I remember when Diablo 3 was released. One of the (many) talking points around the game was its art style, and the perception that Blizzard had made the art style lighter and friendlier versus the gothic greys of the previous two games. The criticism seemed a little overblown and silly at the time, but here we are reading the latest quarterly update on the development of Diablo 4. It focuses on the new game’s art, and the phrase “return to darkness” is used repeatedly.
Several artists take the reins in the blog post, talking about their area of focus in turn, but it’s art director Chris Ryder who first explains “return to darkness” as one of the pillars of their art style.

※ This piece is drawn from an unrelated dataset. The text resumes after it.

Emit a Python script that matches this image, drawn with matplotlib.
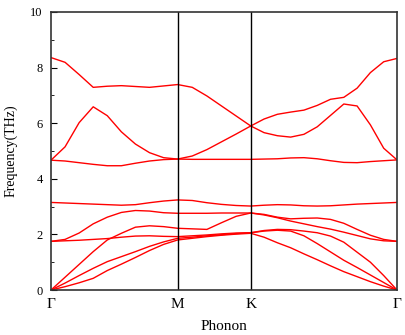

The “return to darkness” pillar is a through-line in everything from dungeons to lighting and embodies the idea that Sanctuary is a dangerous and dark medieval gothic world. Additionally, we play to the iconic Diablo game camera, choosing where to add or remove detail to help the readability of the gameplay space or accentuate visual interest as needed. It is a balancing act that results in a handcrafted look with a distinct visual style that expands on the lineage of Diablo.
You can decide for yourself how successful it is. There are several short video clips in the post, showing the player running combat-free through various environments. Here’s one:
It certainly is dark and foreboding. I think I used to go on holidays in Scosglen as a child.
There’s also talk in the post about how they’re making the world a believable place, by using realistic architectural styles and by considering the lives the people who supposedly live in this low fantasy world. Buildings along the coast of Scosglen have deep foundations to counter the wind, and are made of local materials like stone, salvaged wood and thatched roofs. The villages also reflect a local fishing industry, with docks and slipways.
I am, as always, happy to see development teams communicating openly about the game they’re making, even when they’re seemingly still a long ways off.